-- BEGIN --

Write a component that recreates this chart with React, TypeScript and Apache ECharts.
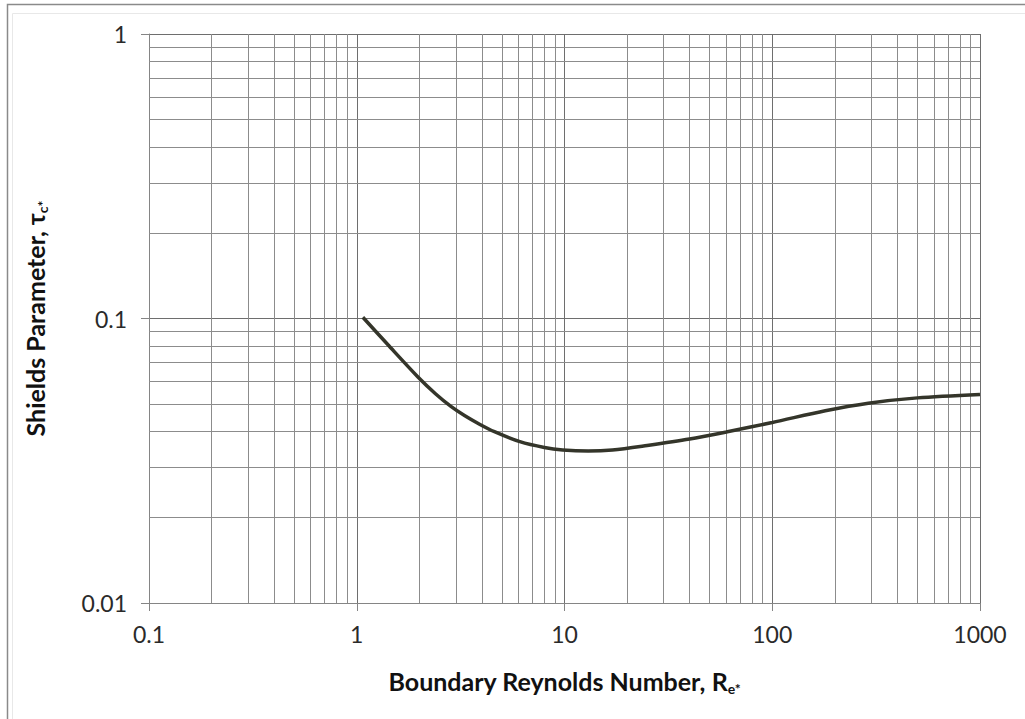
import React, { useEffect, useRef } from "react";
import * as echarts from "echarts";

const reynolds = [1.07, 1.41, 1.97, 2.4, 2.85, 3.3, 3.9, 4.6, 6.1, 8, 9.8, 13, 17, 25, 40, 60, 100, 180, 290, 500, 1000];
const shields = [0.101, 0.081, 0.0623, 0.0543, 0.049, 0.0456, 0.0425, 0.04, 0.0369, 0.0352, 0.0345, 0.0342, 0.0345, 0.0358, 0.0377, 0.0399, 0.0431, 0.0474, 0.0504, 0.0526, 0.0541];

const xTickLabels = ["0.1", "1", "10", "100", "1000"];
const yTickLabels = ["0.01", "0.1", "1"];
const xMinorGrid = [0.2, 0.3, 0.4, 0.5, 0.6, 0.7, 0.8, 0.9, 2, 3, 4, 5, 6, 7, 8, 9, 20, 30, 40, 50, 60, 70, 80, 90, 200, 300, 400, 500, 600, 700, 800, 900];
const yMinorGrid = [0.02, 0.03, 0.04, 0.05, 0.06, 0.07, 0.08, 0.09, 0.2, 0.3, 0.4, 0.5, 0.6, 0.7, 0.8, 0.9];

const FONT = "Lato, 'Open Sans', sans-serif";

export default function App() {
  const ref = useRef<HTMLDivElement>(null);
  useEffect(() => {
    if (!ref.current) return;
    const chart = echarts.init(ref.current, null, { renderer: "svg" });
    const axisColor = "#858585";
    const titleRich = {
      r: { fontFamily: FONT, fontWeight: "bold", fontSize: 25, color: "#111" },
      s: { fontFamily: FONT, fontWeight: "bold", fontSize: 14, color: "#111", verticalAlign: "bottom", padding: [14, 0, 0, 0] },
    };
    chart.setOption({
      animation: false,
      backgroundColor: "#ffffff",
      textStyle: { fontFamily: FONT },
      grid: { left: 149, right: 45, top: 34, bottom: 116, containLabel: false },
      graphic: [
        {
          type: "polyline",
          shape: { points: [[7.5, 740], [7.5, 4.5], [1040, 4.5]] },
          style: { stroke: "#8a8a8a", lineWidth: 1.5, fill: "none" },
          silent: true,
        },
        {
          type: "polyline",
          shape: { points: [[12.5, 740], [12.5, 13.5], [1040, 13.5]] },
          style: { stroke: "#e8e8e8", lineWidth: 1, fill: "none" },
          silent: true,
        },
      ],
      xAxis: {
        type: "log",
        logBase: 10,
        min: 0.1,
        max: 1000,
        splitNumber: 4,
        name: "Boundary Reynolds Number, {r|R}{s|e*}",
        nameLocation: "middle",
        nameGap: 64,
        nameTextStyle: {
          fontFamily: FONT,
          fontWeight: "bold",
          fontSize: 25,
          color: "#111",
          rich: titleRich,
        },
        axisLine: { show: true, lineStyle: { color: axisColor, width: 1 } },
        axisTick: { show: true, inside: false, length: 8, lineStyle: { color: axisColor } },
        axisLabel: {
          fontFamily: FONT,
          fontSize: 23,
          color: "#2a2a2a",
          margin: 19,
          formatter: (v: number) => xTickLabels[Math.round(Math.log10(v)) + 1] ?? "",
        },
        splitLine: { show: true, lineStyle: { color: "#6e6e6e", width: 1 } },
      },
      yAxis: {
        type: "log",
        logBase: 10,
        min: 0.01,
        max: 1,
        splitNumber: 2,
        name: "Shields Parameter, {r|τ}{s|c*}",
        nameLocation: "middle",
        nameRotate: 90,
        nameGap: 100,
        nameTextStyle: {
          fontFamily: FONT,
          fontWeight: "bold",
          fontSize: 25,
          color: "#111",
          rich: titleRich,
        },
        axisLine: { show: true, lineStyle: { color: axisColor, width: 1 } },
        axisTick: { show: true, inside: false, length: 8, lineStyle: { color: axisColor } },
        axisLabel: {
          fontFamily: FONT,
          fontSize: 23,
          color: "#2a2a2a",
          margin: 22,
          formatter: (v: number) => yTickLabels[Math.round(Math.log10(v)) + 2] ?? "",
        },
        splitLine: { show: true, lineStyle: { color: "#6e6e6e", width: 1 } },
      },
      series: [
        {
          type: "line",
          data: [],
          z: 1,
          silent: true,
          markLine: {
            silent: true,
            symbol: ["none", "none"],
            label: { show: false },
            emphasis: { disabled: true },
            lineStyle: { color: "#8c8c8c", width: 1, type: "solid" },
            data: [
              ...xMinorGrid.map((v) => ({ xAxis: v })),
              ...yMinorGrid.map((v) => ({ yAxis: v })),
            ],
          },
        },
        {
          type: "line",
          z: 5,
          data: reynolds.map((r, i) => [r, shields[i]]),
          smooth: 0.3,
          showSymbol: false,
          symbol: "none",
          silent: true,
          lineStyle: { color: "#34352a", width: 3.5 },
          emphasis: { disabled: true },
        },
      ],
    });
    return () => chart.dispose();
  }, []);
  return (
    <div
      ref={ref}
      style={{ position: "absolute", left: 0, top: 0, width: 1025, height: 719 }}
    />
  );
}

-- END --

Return only the lines running from the top of the data to the line that holds "0.0504, 0.0526, 0.0541];". Include both of those lines, but skip the pictures.

### [EXERCISE RESULT]
Write a component that recreates this chart with React, TypeScript and Apache ECharts.
import React, { useEffect, useRef } from "react";
import * as echarts from "echarts";

const reynolds = [1.07, 1.41, 1.97, 2.4, 2.85, 3.3, 3.9, 4.6, 6.1, 8, 9.8, 13, 17, 25, 40, 60, 100, 180, 290, 500, 1000];
const shields = [0.101, 0.081, 0.0623, 0.0543, 0.049, 0.0456, 0.0425, 0.04, 0.0369, 0.0352, 0.0345, 0.0342, 0.0345, 0.0358, 0.0377, 0.0399, 0.0431, 0.0474, 0.0504, 0.0526, 0.0541];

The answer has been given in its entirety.